Your task >> Drop every picture. Then return, exactly, the lines from the beginning of the listing below through the one containing "ax = fig.add_axes([0.1545, 0.0900, 0.8455, 0.7455])".

::::

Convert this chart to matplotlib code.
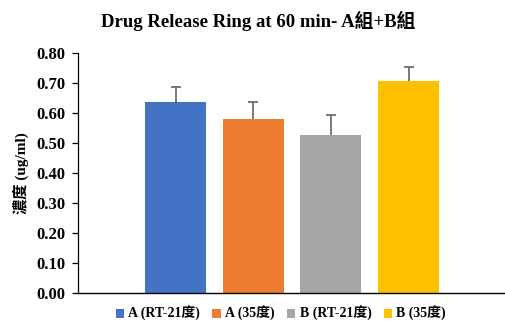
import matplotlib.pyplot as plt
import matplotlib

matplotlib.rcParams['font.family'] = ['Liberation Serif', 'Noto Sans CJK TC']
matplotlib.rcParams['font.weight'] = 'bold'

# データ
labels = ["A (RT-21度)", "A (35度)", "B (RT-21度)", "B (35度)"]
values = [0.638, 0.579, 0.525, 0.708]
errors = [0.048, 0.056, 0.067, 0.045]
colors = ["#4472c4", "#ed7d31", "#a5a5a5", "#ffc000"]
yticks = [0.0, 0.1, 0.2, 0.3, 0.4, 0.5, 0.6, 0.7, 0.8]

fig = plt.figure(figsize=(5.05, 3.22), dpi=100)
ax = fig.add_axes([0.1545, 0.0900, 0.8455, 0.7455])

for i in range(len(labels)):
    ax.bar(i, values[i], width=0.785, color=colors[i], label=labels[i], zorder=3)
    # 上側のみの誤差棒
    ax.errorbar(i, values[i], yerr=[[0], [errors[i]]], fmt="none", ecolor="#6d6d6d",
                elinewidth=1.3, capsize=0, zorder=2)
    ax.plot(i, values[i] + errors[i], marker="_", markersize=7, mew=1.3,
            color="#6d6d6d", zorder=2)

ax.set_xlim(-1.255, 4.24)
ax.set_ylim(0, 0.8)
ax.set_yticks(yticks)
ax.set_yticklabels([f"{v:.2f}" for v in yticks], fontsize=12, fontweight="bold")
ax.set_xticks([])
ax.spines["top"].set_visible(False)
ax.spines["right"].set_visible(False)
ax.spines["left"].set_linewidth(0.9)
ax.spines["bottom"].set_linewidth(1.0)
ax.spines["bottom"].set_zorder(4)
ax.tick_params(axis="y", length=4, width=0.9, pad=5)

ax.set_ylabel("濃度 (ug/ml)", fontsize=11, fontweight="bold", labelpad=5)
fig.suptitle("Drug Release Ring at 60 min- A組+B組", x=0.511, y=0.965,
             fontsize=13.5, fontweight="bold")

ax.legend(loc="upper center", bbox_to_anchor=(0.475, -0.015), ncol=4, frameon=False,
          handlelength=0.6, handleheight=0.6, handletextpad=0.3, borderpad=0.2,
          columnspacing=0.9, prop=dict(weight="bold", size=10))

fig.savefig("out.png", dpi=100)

::::

Written response >>
Convert this chart to matplotlib code.
import matplotlib.pyplot as plt
import matplotlib

matplotlib.rcParams['font.family'] = ['Liberation Serif', 'Noto Sans CJK TC']
matplotlib.rcParams['font.weight'] = 'bold'

# データ
labels = ["A (RT-21度)", "A (35度)", "B (RT-21度)", "B (35度)"]
values = [0.638, 0.579, 0.525, 0.708]
errors = [0.048, 0.056, 0.067, 0.045]
colors = ["#4472c4", "#ed7d31", "#a5a5a5", "#ffc000"]
yticks = [0.0, 0.1, 0.2, 0.3, 0.4, 0.5, 0.6, 0.7, 0.8]

fig = plt.figure(figsize=(5.05, 3.22), dpi=100)
ax = fig.add_axes([0.1545, 0.0900, 0.8455, 0.7455])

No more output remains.